2.6 Search engines
The web contains a huge amount of material. Finding specific information is a huge problem; even in the early days of the internet this was a problem which threatened to slow the growth of the net. Fortunately a partial solution to this problem emerged: the search engine. This is a program which accesses a huge database of information about the World Wide Web; it contains individual words in web documents and the location of the documents containing the words. When the user of a search engine wants to find any document they type a query: a series of keywords joined by Boolean connectives such as ‘and’ and ‘or’ or, in some cases, a natural language sentence. For example, the query
Java & compiler
would return with the addresses of all those web documents which contain the words ‘Java’ and ‘compiler’.

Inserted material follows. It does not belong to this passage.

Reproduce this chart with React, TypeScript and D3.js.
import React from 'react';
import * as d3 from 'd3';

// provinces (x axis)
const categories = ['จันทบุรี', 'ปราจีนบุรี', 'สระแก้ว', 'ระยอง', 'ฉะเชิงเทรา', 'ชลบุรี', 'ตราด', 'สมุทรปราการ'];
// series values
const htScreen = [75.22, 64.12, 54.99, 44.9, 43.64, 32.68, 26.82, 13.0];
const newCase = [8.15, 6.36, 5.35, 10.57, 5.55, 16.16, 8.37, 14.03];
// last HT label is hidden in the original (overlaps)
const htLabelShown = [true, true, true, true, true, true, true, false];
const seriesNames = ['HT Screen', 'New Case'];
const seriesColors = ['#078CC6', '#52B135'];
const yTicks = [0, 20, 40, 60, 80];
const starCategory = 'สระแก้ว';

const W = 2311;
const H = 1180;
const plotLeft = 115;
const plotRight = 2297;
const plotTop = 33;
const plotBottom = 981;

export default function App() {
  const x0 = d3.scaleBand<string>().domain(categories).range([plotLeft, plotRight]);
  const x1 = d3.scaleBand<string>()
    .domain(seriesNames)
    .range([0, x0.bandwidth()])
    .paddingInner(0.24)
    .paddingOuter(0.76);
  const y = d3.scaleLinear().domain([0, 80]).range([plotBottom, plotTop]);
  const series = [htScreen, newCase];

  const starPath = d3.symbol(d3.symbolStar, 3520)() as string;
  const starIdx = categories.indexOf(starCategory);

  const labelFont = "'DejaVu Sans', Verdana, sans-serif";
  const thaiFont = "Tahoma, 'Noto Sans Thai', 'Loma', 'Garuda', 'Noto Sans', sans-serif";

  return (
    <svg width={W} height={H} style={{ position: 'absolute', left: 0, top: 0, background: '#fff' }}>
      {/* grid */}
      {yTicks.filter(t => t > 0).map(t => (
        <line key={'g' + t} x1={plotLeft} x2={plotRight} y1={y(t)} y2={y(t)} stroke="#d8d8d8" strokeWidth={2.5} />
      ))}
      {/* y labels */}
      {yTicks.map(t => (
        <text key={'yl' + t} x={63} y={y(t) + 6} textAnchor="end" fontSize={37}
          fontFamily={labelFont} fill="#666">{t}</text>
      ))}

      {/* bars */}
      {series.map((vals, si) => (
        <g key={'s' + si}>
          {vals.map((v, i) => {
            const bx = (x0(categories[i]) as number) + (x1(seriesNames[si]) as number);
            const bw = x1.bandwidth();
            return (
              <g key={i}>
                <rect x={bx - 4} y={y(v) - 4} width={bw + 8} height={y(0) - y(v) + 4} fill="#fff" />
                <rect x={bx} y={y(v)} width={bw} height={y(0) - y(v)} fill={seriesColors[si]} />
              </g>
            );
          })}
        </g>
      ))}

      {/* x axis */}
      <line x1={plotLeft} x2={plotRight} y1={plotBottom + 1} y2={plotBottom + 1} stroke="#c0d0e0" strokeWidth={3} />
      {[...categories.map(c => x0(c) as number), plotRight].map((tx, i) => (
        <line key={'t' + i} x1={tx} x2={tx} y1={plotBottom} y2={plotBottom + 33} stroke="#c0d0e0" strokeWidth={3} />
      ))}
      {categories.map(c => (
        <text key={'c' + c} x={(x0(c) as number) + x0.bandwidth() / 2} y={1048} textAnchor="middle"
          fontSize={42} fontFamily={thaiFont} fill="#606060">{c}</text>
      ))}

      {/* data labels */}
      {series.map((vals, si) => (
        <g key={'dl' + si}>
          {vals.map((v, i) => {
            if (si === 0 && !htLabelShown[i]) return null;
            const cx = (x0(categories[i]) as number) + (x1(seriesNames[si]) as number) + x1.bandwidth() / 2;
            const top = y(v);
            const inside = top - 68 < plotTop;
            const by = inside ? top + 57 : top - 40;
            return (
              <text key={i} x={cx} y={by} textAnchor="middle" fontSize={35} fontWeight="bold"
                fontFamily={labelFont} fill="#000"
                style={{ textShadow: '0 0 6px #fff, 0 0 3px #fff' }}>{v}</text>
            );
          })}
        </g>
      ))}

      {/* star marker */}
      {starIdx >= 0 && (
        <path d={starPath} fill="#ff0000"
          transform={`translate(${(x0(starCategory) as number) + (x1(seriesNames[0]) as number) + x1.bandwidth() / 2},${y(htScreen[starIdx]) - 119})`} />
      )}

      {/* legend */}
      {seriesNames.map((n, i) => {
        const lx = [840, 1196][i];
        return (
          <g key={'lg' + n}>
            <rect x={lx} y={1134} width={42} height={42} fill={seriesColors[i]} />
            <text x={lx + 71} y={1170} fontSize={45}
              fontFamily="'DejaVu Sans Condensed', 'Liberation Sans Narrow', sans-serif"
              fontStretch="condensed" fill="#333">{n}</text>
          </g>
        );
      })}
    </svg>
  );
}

In order to build up a search database the search engine will employ a program known as a spider. This will visit a website and access the web documents stored there, keep track of the address of the documents and the words that are stored in them and update the search engine's database. Spiders will not visit websites randomly: they will only visit those sites whose developers inform the search engine they want them linked to the engine's database. A developer will interact with the search engine site by requesting and filling in a form; this form will normally just ask for the address of the document to be indexed and a contact email address. After a few seconds the spider will visit the website and start the indexing process; usually, after a week or two, details of the website are added to the search engine's database. This is a description of those search engines which carry out automatic indexing. There are a few general search engines where the indexing is done manually by trained indexers. Two examples of this type of search engine are Yahoo and Ask.

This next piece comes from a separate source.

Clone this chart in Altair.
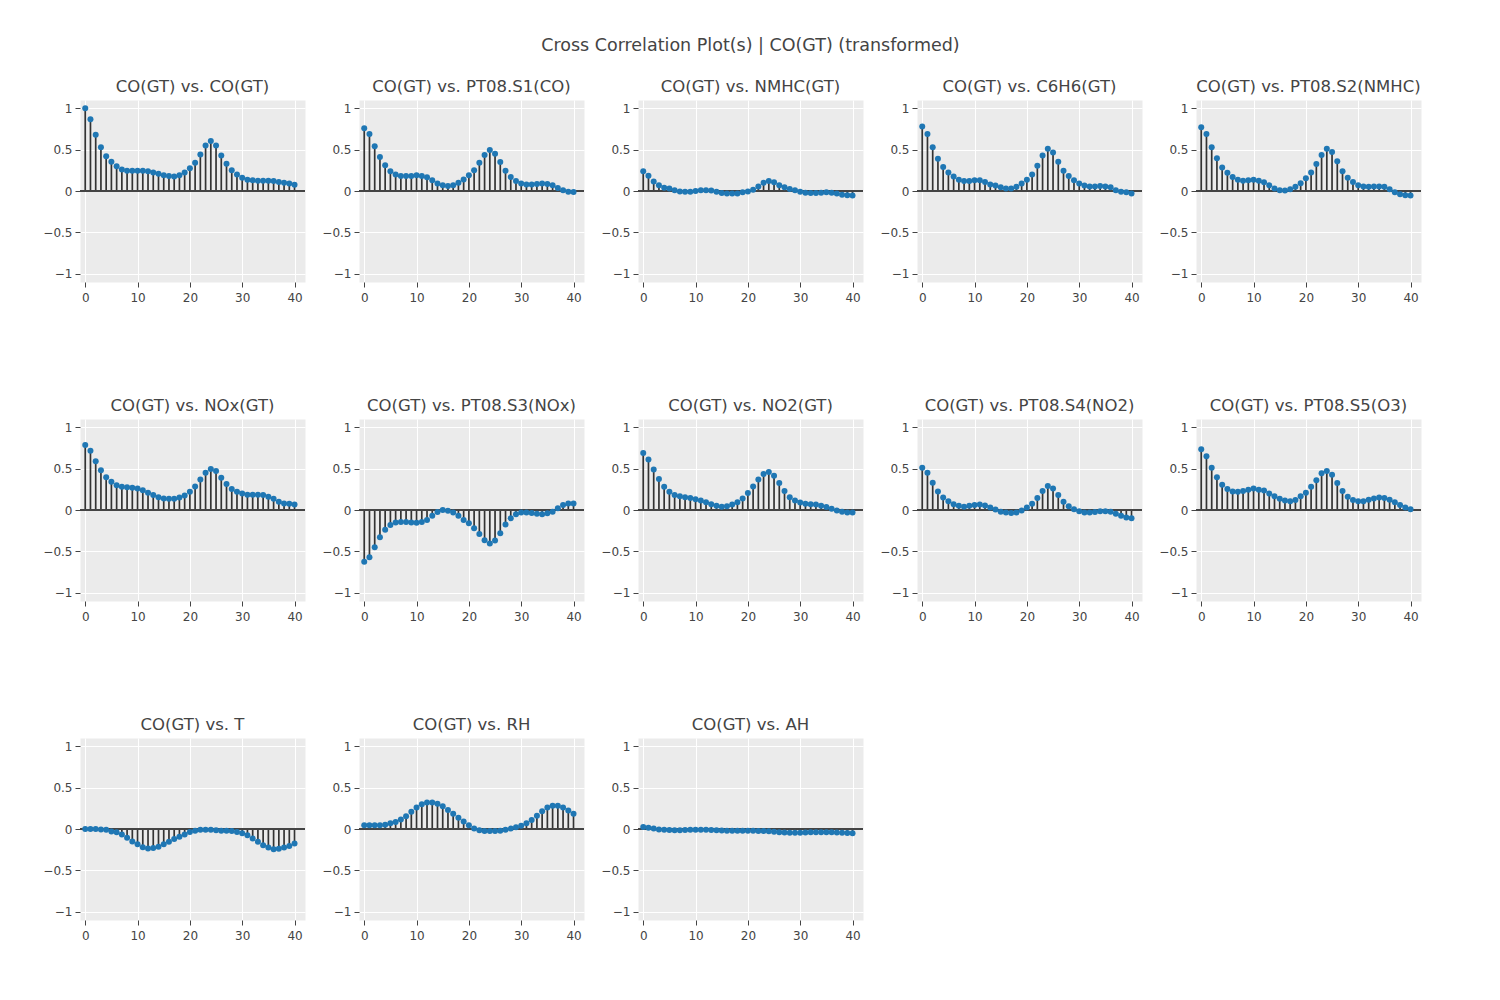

One of the tricks used by companies to make sure that their website is placed first when a search engine retrieves the results of a query is to include certain keywords a large number of times in the web documents in the site. For example, the word ‘Java’ repeated a large number of times will ensure that the site is displayed prominently when any search using this word takes place. This technique is known as spamdexing. Companies go to huge lengths to disguise spamdexing as search engine companies look upon the practice with huge disdain and will de-list any spamdexed pages. One technique that is used is to have a web page displayed with a graphic that has a coloured background and write the repeated words in the same layer and in the same font as the background.
Search engines are big business on the internet. They mainly make money by displaying banner adverts or sponsored links. There are a wide variety of search engines on the internet ranging from those which catalogue any website to specialised search engines which catalogue websites which address a single area such as Shakespearean studies or the LINUX operating system.